The camouflage tree tower represents one of the most sophisticated challenges in telecommunications infrastructure: creating a structure that simultaneously disappears from human sight while remaining fully functional for radio signals. This requires navigating a fundamental engineering tension between electromagnetic performance and mechanical robustness.

A camouflage tower must satisfy two diametrically opposed requirements:
| Requirement | Implication | Challenge |
|---|---|---|
| RF Transparency | Materials must allow radio waves to pass without attenuation or distortion | Requires low dielectric constants, minimal conductive elements, thin cross-sections |
| Structural Integrity | Must withstand wind, ice, seismic loads for decades | Requires dense materials, robust connections, substantial cross-sections |
The engineer's task is to reconcile these within a structure that convincingly mimics a living tree.
Fiber-Reinforced Polymer (FRP) and High-Density Polyethylene (HDPE) have emerged as the industry standards for camouflage elements because they uniquely bridge this divide:
· Dielectric properties: FRP (ε_r 3.5-4.5) and HDPE (ε_r 2.3-2.5) allow signal passage with minimal loss
· Non-conductive: No metallic content means no parasitic antenna effects
· Structural capability: Glass fibers provide strength without conductivity (unlike carbon fiber)
· UV resistance: Modern formulations survive decades of sun exposure
Manufacturers specify 95-99% RF transparency, meaning signal loss through foliage and bark is kept to 1-5% of original power—imperceptible to network performance.

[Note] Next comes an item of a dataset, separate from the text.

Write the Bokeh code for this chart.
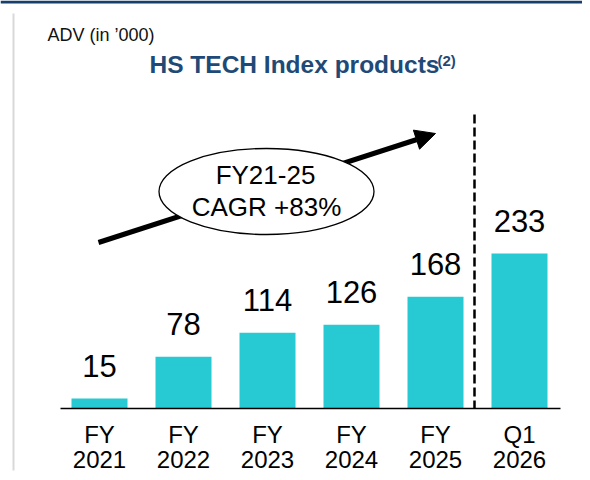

Each branch represents a structural weak point that must transfer wind loads to the core tower without failing. Engineers solve this through:
· Reinforced mechanical connections: Branches attach to protruding receptors on the monopole via both mechanical fasteners and adhesives
· Load-testing: Designs are validated for winds exceeding 80 mph (130 km/h) , with premium ratings up to 250 km/h for typhoon zones
· Ice load accommodation: Branches must survive radial ice accumulation without becoming brittle
The steel monopole core is inherently RF-opaque—it cannot be made transparent. Therefore, antennas must be positioned outside the trunk, within the branch canopy:
· Strategic density: Branch spacing must balance concealment (requires density) against wind load and cost (sparsity)
· Vertical tiering: Multiple antenna arrays require corresponding branch arrangements at each height
This geometry is the fundamental insight: the camouflage conceals the antennas, not the tower itself. The opaque steel remains hidden behind the visual distraction of branches.

The camouflage system must survive the same environmental loads as the tower it conceals:
Wind: Branches engineered to flex without failing, shedding energy rather than resisting it
Ice: Material flexibility (especially HDPE) helps shed accumulations before critical loads develop
UV: Stabilizers and inhibitors in the polymer matrix prevent embrittlement and fading over decades
Fire: Materials meet Class A or Class 1 ratings, self-extinguishing without contributing to flame spread
The bark-like coating—applied over galvanized steel—is a multi-layer system with embedded texture from real tree molds, finished with UV-resistant topcoats rated for 20-30 year service life.
| Element | RF Requirement | Structural Solution |
|---|---|---|
| Branches | Non-conductive polymer | HDPE/FRP with UV stabilizers, engineered attachments |
| Bark | No conductive pigments | Multi-layer epoxy/polyurethane over steel |
| Core Tower | Opaque—must be avoided | Antennas positioned at branch level, not inside trunk |
| Attachments | Non-conductive where possible | Polymer brackets or shielded steel |
The camouflage tree tower is not a compromise between RF transparency and structural integrity—it is an optimization. By selecting inherently suitable materials, positioning antennas intelligently, and engineering attachments for extreme loads, manufacturers create structures that satisfy both requirements simultaneously. The result is infrastructure that truly disappears: invisible to observers, transparent to signals, and impervious to the elements.